• What the task asks:
Within the records that follow, find every line containing the string "this". Copy those lines.

##############################

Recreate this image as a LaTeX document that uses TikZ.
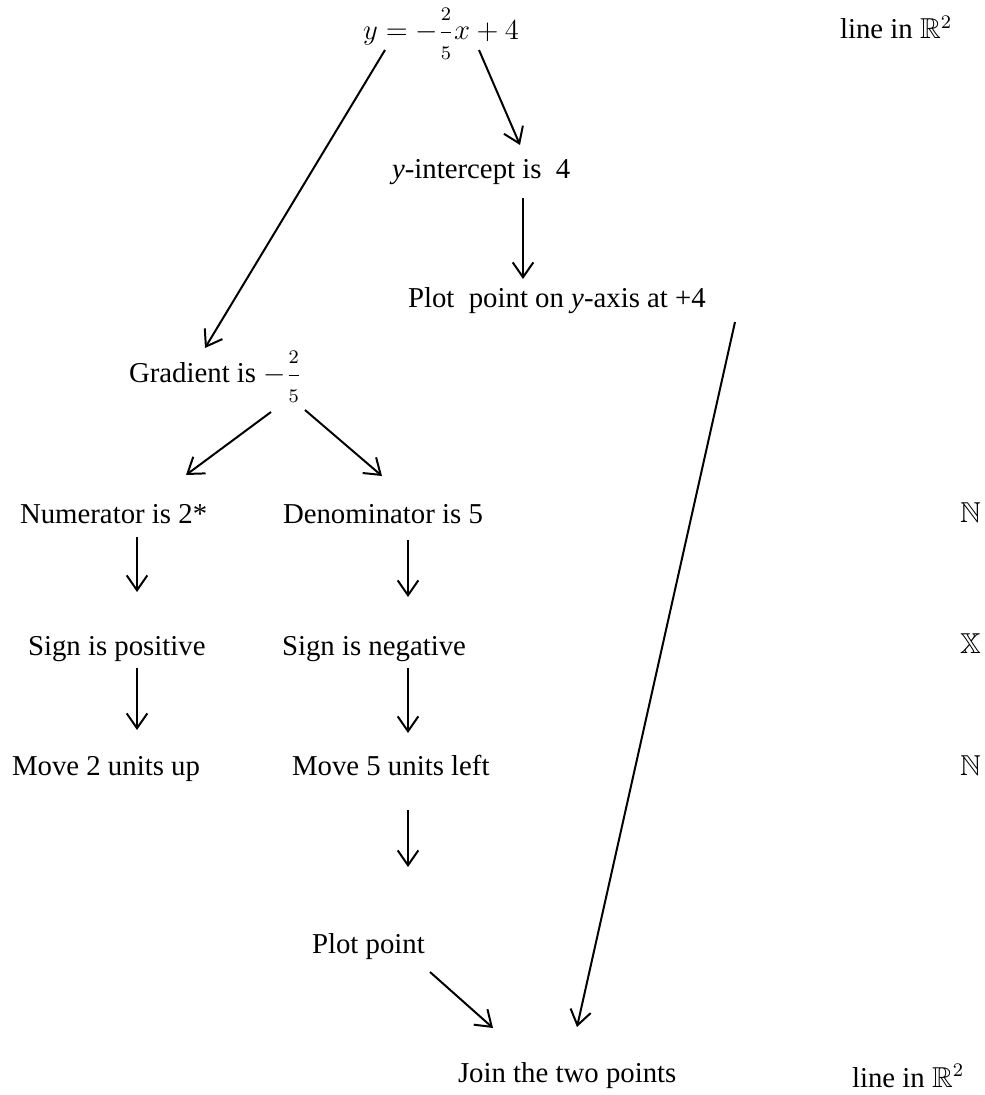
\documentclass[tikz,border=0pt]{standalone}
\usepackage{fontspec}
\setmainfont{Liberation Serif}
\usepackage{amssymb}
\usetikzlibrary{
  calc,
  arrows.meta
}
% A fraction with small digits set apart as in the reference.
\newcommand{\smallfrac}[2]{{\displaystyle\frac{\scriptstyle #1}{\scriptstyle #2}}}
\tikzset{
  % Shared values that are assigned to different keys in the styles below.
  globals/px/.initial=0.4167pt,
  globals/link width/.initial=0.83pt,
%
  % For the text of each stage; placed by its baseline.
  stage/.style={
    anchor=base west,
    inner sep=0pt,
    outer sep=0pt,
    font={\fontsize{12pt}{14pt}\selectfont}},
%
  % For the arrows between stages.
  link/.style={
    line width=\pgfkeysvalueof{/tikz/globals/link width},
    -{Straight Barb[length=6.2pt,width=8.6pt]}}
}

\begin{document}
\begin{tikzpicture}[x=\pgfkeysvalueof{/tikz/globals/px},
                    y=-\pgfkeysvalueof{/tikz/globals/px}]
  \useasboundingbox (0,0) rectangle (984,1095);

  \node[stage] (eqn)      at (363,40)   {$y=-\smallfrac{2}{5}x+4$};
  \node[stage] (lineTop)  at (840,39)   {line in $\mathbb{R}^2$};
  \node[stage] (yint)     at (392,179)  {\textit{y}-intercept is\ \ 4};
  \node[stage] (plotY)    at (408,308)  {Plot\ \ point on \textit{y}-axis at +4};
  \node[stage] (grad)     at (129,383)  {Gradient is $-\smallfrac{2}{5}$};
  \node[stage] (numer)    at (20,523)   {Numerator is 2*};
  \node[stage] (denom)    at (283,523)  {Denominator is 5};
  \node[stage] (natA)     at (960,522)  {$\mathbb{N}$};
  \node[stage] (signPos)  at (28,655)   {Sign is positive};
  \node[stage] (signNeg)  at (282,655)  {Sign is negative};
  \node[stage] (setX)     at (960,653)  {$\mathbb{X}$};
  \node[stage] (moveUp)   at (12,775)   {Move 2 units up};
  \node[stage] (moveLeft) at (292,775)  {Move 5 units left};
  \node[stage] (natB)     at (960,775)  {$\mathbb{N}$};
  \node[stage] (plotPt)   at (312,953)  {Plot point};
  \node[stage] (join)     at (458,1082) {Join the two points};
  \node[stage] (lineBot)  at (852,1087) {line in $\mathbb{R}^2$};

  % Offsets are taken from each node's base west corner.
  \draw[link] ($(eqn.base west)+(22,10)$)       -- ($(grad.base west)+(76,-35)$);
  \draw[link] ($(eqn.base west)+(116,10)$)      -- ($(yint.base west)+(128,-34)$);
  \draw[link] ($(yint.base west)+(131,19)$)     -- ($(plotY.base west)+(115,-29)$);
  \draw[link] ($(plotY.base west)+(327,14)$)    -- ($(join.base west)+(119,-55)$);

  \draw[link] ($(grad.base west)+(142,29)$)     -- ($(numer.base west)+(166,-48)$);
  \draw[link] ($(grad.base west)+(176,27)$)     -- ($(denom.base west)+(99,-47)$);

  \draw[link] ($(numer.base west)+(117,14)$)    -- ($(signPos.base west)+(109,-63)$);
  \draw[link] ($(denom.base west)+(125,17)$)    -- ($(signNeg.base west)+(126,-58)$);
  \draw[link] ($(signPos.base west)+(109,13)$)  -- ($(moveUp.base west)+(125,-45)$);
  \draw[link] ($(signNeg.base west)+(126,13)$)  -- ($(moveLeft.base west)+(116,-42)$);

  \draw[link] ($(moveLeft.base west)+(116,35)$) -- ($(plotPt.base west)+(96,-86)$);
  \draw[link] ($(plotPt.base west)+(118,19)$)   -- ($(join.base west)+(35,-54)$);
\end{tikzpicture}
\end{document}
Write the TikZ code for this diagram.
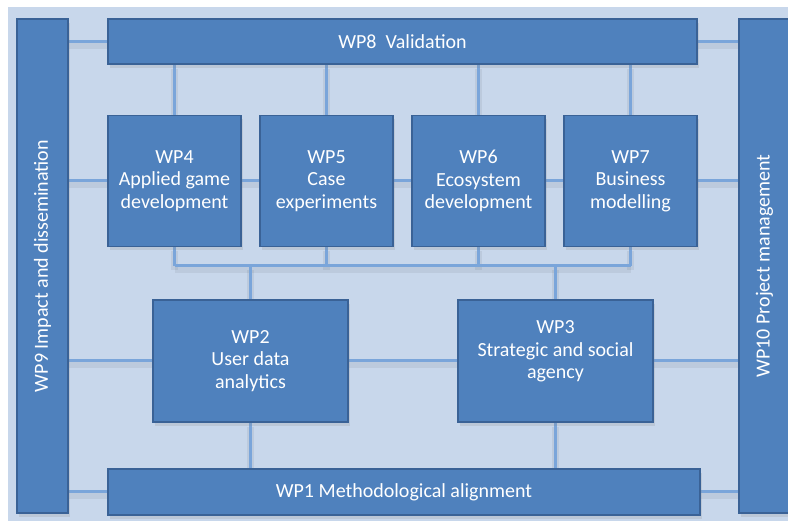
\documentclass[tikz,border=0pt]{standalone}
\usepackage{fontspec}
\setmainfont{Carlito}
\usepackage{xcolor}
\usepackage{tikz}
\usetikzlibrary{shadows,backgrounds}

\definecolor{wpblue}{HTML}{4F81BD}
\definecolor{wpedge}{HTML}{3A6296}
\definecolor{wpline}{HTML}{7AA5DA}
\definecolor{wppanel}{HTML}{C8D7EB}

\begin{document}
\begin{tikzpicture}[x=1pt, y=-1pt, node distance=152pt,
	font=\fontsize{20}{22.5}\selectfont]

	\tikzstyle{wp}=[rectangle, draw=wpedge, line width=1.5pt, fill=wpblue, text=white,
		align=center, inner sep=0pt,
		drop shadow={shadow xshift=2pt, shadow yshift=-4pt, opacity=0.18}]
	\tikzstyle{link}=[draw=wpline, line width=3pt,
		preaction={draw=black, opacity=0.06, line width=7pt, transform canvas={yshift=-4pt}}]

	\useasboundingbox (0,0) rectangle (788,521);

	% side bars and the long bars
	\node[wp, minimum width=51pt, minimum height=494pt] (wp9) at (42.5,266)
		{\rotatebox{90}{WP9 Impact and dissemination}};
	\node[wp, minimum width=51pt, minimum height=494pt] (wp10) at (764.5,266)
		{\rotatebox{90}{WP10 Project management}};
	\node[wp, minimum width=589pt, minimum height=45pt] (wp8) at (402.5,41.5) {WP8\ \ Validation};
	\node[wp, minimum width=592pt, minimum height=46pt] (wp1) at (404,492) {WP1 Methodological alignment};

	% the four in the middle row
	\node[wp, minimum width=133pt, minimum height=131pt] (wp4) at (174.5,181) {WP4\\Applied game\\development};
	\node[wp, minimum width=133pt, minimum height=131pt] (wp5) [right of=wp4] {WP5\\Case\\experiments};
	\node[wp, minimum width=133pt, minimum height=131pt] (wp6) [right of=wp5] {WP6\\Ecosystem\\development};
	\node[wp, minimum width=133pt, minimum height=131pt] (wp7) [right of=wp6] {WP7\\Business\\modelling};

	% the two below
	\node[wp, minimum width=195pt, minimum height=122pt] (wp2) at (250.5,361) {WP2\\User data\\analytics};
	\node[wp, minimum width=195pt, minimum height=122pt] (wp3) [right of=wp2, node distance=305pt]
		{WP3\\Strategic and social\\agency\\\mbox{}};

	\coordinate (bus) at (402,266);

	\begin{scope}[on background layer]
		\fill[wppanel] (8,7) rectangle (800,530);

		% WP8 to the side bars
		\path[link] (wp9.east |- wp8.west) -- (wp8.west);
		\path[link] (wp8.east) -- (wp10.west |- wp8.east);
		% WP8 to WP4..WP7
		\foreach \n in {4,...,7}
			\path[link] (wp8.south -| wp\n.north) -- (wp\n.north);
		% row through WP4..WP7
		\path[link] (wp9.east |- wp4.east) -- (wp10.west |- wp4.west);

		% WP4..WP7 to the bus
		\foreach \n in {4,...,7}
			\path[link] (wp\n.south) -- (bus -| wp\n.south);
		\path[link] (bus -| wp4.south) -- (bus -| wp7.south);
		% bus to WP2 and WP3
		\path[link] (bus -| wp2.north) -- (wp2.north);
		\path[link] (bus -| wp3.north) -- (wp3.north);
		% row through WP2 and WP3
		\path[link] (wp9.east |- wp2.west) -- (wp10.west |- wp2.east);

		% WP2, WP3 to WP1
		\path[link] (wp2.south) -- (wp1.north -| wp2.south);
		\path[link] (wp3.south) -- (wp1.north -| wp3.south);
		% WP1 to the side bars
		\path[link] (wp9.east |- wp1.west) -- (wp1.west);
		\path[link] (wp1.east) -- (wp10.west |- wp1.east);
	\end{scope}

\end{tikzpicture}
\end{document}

##############################

• Answer in full:
Recreate this image as a LaTeX document that uses TikZ.
Write the TikZ code for this diagram.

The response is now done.